Los pesimistas dicen que Estados Unidos, en Irak, está imponiendo la democracia a punta de pistola, pero las pruebas demuestran que son millones de kurdos y chiíes, además de algunos suníes, los que desean apasionadamente tener elecciones libres en su país. No hay motivo para que los soldados estadounidenses no puedan ayudarles a garantizar un proceso electoral relativamente libre, como ayudaron en Afganistán. El momento actual, a pesar de todo su espanto y su precariedad, es la última oportunidad que tienen los iraquíes de salir del negro túnel del poder baazista y el caos de una guerra civil incipiente.

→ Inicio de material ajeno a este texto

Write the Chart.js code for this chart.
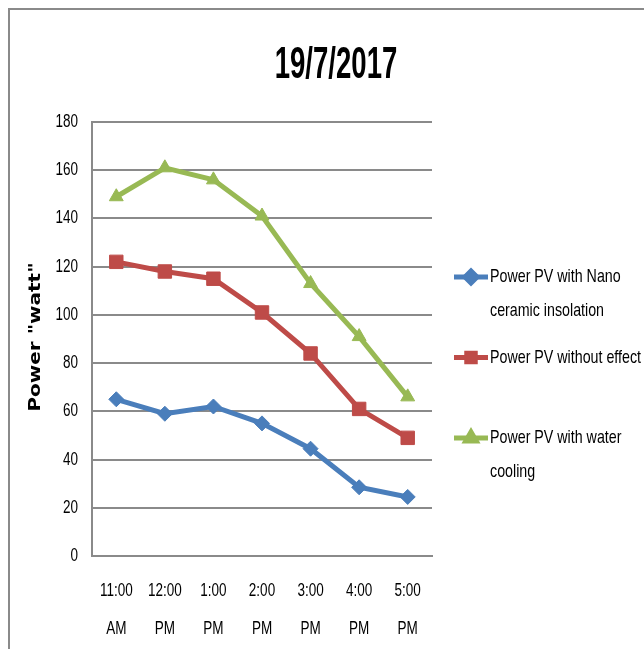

Para darles esa oportunidad, el Gobierno estadounidense tiene que ser capaz de estar a la altura de su retórica. Tal vez la fe del presidente en que Dios está del lado de la libertad y la democracia sea una de las razones por las que se ha tomado los detalles con tanta ligereza y pudo exclamar con una seguridad tan asombrosa "misión cumplida" en Irak, cuando la misión acababa apenas de empezar. Otro interrogante que surge sobre el compromiso del Gobierno con la democracia en el extranjero es su actitud respecto a la democracia en su propio país. La democracia no es simplemente el Gobierno de la mayoría. La fe democrática exige también respeto al poder judicial, deferencia a la separación constitucional de poderes, consideración por las opiniones de la humanidad -para no mencionar tratados ratificados de forma democrática como los Convenios de Ginebra- y la humildad que acompaña al hecho de saber que sirven al pueblo, no a un designio providencial que sólo pueden comprender ellos y otros verdaderos creyentes.